God is not bound by time and space; God is not corporeal; God is neither male nor female; God is not like us. I take great solace in these "beliefs."
As a result, I recoil from declarations that begin with "God likes ____," "God's very nature is to ____," or "God will most certainly ____," especially when these become downright laughable.
Like on Monday, when a friend of a friend said, and not jokingly, "God has a twisted sense of humor." This was, mind you, in response to yet another chapter in an unemployed friend's fruitless job search. A search that has now lasted months and is taking its expected toll on all parties.
In essence, this person's super-duper helpful point was "God is cruel." Or "God likes to mess with your psyche. For fun. Come on, get in on the funny, funny joke already."
Yeah, instances like that are why it's easy to see why for so many centuries, the Catholic Church discouraged regular folk from reading the actual text of the Bible.

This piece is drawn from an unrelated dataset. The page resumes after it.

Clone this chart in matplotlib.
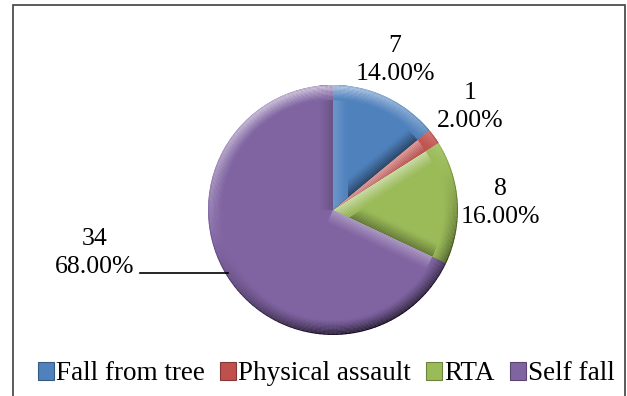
import matplotlib
matplotlib.use("Agg")
import matplotlib.pyplot as plt
from matplotlib.patches import Wedge, Rectangle, Polygon
from matplotlib.lines import Line2D
import matplotlib.colors as mcolors
import numpy as np

categories = ["Fall from tree", "Physical assault", "RTA", "Self fall"]
counts = [7, 1, 8, 34]
percents = ["14.00%", "2.00%", "16.00%", "68.00%"]
colors = ["#4F81BD", "#C0504D", "#9BBB59", "#8064A2"]

W, H = 627, 396
cx, cy, R = 333, 210, 125  # pixel geometry

fig = plt.figure(figsize=(W / 100, H / 100), dpi=100)
ax = fig.add_axes([0, 0, 1, 1])

def px(x, y):
    return (x - cx) / R, (cy - y) / R

serif = ["Liberation Serif", "DejaVu Serif"]

def shade(c, f):
    r, g, b = mcolors.to_rgb(c)
    f = max(-1, min(1, f))
    if f >= 0:
        return (r + (1 - r) * f, g + (1 - g) * f, b + (1 - b) * f)
    f = -f
    return (r * (1 - f), g * (1 - f), b * (1 - f))

wedges, _ = ax.pie(counts, colors=colors, startangle=90, counterclock=False,
                   radius=1, center=(0, 0), frame=True,
                   wedgeprops=dict(linewidth=0))
ax.set_xlim(-cx / R, (W - cx) / R)
ax.set_ylim(-(H - cy) / R, cy / R)
ax.set_aspect("equal")
ax.axis("off")

# bevel effect (light from the top, slightly left)
Lv = np.array([-0.35, 1.0])
Lv = Lv / np.linalg.norm(Lv)
bevel = 0.12
nb = 12

def strength(s, d, amp):
    # s: 0 at outer edge .. 1 at inner end of bevel
    return d * amp * (1 - s) ** 1.2

for w, c in zip(wedges, colors):
    t1, t2 = w.theta1, w.theta2
    # radial edges
    for t, sign in [(t1, -1), (t2, 1)]:
        a = np.deg2rad(t)
        dvec = np.array([np.cos(a), np.sin(a)])
        nrm = np.array([np.cos(a + sign * np.pi / 2), np.sin(a + sign * np.pi / 2)])
        d = nrm @ Lv
        inward = -nrm
        for k in range(nb):
            o0 = k * bevel / nb
            o1 = (k + 1.05) * bevel / nb
            s = (k + 0.5) / nb
            col = shade(c, strength(s, d, 0.55))
            pts = [inward * o0, dvec * 1.05 + inward * o0,
                   dvec * 1.05 + inward * o1, inward * o1]
            p = Polygon(pts, closed=True, facecolor=col, edgecolor="none", zorder=3)
            ax.add_patch(p)
            p.set_clip_path(w)
    # outer arc
    angs = np.append(np.arange(t1, t2, 2.0), t2)
    for a0, a1 in zip(angs[:-1], angs[1:]):
        am = np.deg2rad((a0 + a1) / 2)
        d = np.array([np.cos(am), np.sin(am)]) @ Lv
        for k in range(nb):
            s = (k + 0.5) / nb
            r_out = 1 - k * bevel / nb
            col = shade(c, strength(s, d, 0.7) + (-0.15 if k == 0 else 0))
            p = Wedge((0, 0), r_out, a0 - 0.3, a1 + 0.3, width=bevel / nb * 1.1,
                      facecolor=col, edgecolor="none", zorder=4)
            ax.add_patch(p)
            p.set_clip_path(w)

# labels
label_pos = [px(395, 60), px(470, 107), px(500, 203), px(95, 253)]
for (x, y), n, p in zip(label_pos, counts, percents):
    ax.text(x, y, f"{n}\n{p}", ha="center", va="center", fontsize=18.5,
            family=serif, linespacing=1.38, zorder=5)

# leader line for the big slice
x0, y0 = px(140, 273)
x1, y1 = px(228, 273)
ax.add_line(Line2D([x0, x1], [y0, y1], color="black", lw=1.2, zorder=5))

# frame
fig.patches.append(Rectangle((12.5 / W, -10 / H), (625 - 12.5) / W, (391 + 10) / H,
                             transform=fig.transFigure, fill=False,
                             edgecolor="#404040", lw=1.2))

handles = [Rectangle((0, 0), 1, 1, facecolor=c, edgecolor=shade(c, -0.3), lw=0.8)
           for c in colors]
leg = fig.legend(handles, categories, loc="center", bbox_to_anchor=((36 + 617) / 2 / W, (H - 374) / H),
                 ncol=4, frameon=False, prop={"family": serif, "size": 19.5},
                 handlelength=0.6, handleheight=0.6, handletextpad=0.08,
                 columnspacing=0.55, borderpad=0)

fig.savefig("out.png", dpi=100)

Got time for a casual glance at Job? You'll conclude, like our buddy from earlier, that God is indeed a sadist. A little reading of Hosea at bedtime? Well, what do you know, God's a masochist. Skim through a few Pauline epistles and God's a sexist; swim a shallow lap around Leviticus and God's a bloodthirsty legalist. (Saunter on over to Revelation and God's a drug trip. Far out.)
I don't know about you, but this God is starting to sound, like, not all there, you know?
Who wants a God like that -- or even a friend like that? Not me. I start with the belief that God possesses none of those attributes listed two paragraphs earlier. The effect is that the Bible gains a freedom it otherwise wouldn't have -- the freedom to be a collection of mankind's evolving view of a deity. Rather than revelation, it becomes insight, wisdom, poetry, guidance, philosophy, allegory.
Liberated from the need to synthesize 66 books into a Great Unifying Theory Of God's Celestial Nature, I'm able to read Job and Ecclesiastes and Deuteronomy and Philippians and take them for what their author meant them to be -- musings on how God is and is not. (With special personal gravitation toward the "is not" portion.)
And as such, the Bible continues to retain power in my life. Because I'm not looking to it for all the right answers, but instead, for the right questions to ask, it shines a light for me. Not a light of "God is exactly like this." A light of "Look at this wisdom. Read these stories. Learn. Be illuminated."
Plus, then I don't have to explain away a friend's suffering as God's twisted joke.